12) Deliverables Checklist

One Hyderabad client of mine wasted two months targeting the wrong page type. They pushed a product page when the SERP was clearly blog dominated. After that, I never skip intent, SERP format, angle, or status in any keyword sheet.

Think of it as a cockpit you miss one dial, the plane crashes.

13) Quick Weekly Workflow

My favorite story here is from Kolkata. A tuition teacher told me, “Sir, I do not have time for SEO. I teach 10 hours a day.”

I asked him to give me just one hour every Saturday.

  • Pull queries from Search Console.
  • Check 10 SERPs.
  • Cluster them into 2 ideas.
  • Post one blog or FAQ on Sunday.

He stuck it for six months. Today, his little tuition site outranks massive coaching centers. He laughed and said, “I never thought my 1-hour hobby would beat ads worth lakhs.”

That’s the power of consistency.
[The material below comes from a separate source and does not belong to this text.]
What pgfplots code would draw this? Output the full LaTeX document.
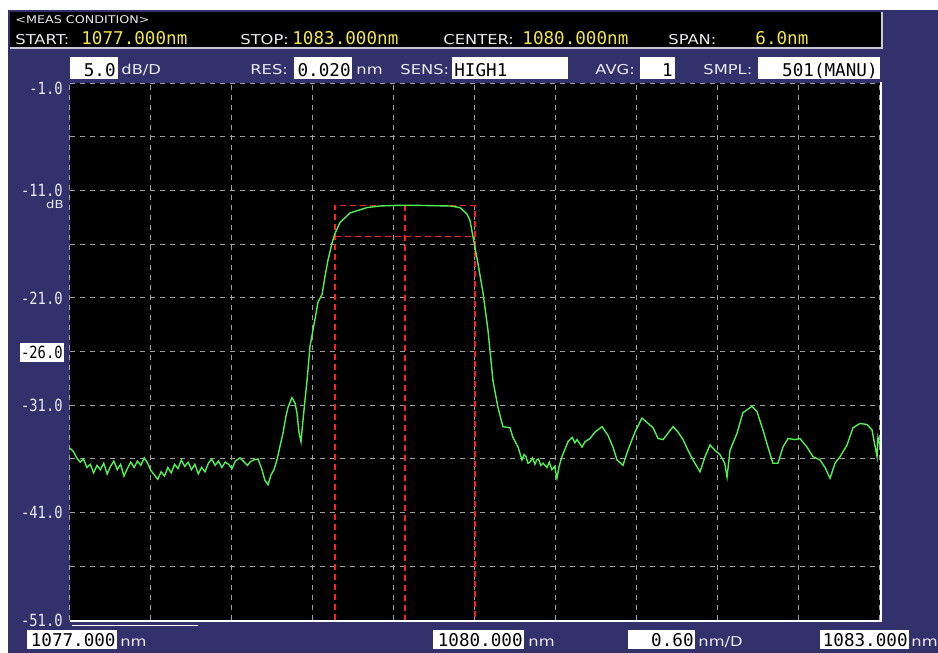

Small, steady steps beat big, random leaps.

The truth is, all of this comes from mistakes I made early on. I wasted months chasing impossible SERPs, writing aimless blogs, and ignoring refreshing cycles. What saved me was learning from real businesses. Bakeries, saree shops, tuition teachers, and small store owners across India.

And if there is one emotional takeaway, I would leave you with, it is this. SEO is not about ranking first. It is about being useful in the way people are searching. Once you align with that, everything else starts falling into place.